Reading Heights, Seasons, and Difficulty Honestly
A recurring theme in this guide is that reported waterfall heights vary by source and by method. A 1,000-foot figure for Crabtree Falls or a 411-foot figure for Whitewater describes the cumulative drop of a multi-step cascade, not a single sheer plunge, and different databases measure the start and end points of a fall differently. Some catalogs even split one waterfall complex into separately listed upper and lower sections, which is why the Whitewater system appears more than once in our data. Use these numbers to compare relative scale, not as surveyed precision, and expect the figure on a trail sign to differ from the one in a database.
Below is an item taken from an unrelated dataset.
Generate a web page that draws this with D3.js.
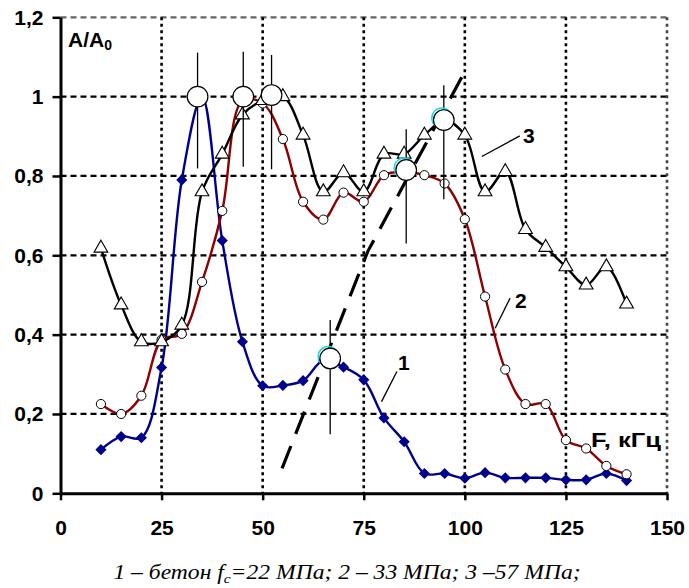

Season is the single biggest factor in whether a fall impresses or disappoints. The strongest flows across the region come from spring snowmelt and rain, broadly March through June, with several of these falls explicitly listing spring as their best season. Creek-fed falls like Crabtree, Apple Orchard, and the DuPont and Gorges falls drop noticeably in late-summer dry spells, while larger-river falls like Linville and Whitewater hold up better. After a heavy rain is reliably the most dramatic time to visit almost any of them, and winter can add ice formations at the cost of snow-closed Parkway sections.
Difficulty in this guide blends trail distance with terrain, and the two do not always track. Mingo Falls is only about 0.4 miles yet rates moderate because of a steep staircase, while Whitewater Falls is an easy 0.6-mile paved walk to a far taller fall. Crabtree and Apple Orchard are strenuous because of sustained climbing, and Bridal Veil at DuPont is the longest listed route here at about 4.4 miles. Roadside falls like Cullasaja and Statons Creek demand the least walking but the most caution, since you are viewing from narrow highway shoulders. Match the hike to your group, carry water, and remember that wet rock at the brink of any of these falls is where the real danger lies.